"Um homem não se sente totalmente privado dos bens aos quais nunca sonhou aspirar, mas
fica muito satisfeito mesmo sem eles, enquanto outro que possua cem vezes mais do que
o primeiro sente-se infeliz quando lhe falta uma única coisa que tenha desejado. A esse respeito, cada um tem também um horizonte próprio daquilo que lhe é possível atingir, e as suas pretensões têm uma extensão semelhante a esse horizonte. Quando determinado objecto, situado dentro desses limites, se lhe apresenta de modo que o faça acreditar na possibilidade de alcançá-lo, o homem sente-se feliz; em contrapartida, sentir-se-à infleliz quando eventuais dificuldades lhe tirarem tal possibilidade. Tudo o que estiver situado externamente a esse campo visual não agirá de forma alguma sobre ele. Por esse motivo, as grandes propriedades dos ricos não perturbam o pobre, e, por outro lado, para o rico cujos propósitos tenham fracassado, serve de consolo as muitas coisas que já possui. (A riqueza assemelha-se à água do mar; quanto mais dela se bebe, mais sede se tem. O mesmo vale para a glória).

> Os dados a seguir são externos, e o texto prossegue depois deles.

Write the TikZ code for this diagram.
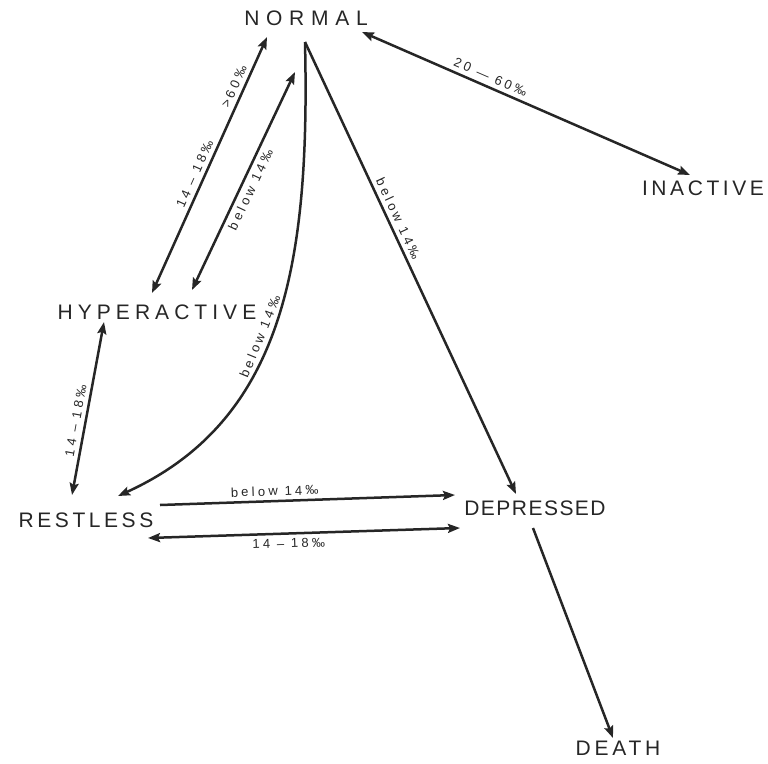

O facto de que o nosso humor habitual não resulte muito diferente do anterior após a perda de uma riqueza ou do bem-estar, tão logo tenha sido superada a primeira dor, depende, por sua vez, do facto de nós mesmos, segundo a diminuição do limite constituído pelas nossas posses por obra do destino, diminuímos na mesma medida o limite das nossas pretensões. Esta operação é justamente o elemento doloroso em si, devido a uma desgraça: depois que ela se cumpre, a dor diminui sempre mais, até não ser mais sentida: a ferida cicratiza-se. Ao contrário, num caso feliz, aquilo que comprime as nossas aspirações é aliviado, e elas expandem-se: nisso está a alegria. No entanto, ela também dura apenas até o momento em que tal operação se realiza totalmente: nós habituamo-nos à ampliação dos nossos desejos e tornamo-nos indiferentes à posse correspondente. A fonte da nossa insatisfação reside nas nossas tentativas, continuamente renovadas, de aumentar o limite constituído pelas pretensões, enquanto o outro factor, que o impede, permanece imutável."
Arthur Schopenhauer, in 'A Arte de Ser Feliz'
Arthur Schopen (Danzig, 22 de Fevereiro 1788 — Frankfurt, 21 de Setembro 1860) foi um filósofo alemão do século XIX da corrente irracionalista. Sua obra principal é O mundo como vontade e representação, embora o seu livro Parerga e Paraliponema (1851) seja o mais conhecido. Schopenhauer foi o filósofo que introduziu o Budismo e o pensamento indiano na metafísica alemã. Ficou conhecido por seu pessimismo e entendia o Budismo como uma confirmação dessa visão. Schopenhauer também combateu fortemente a filosofia hegeliana e influenciou fortemente o pensamento de Friedrich Nietzsche.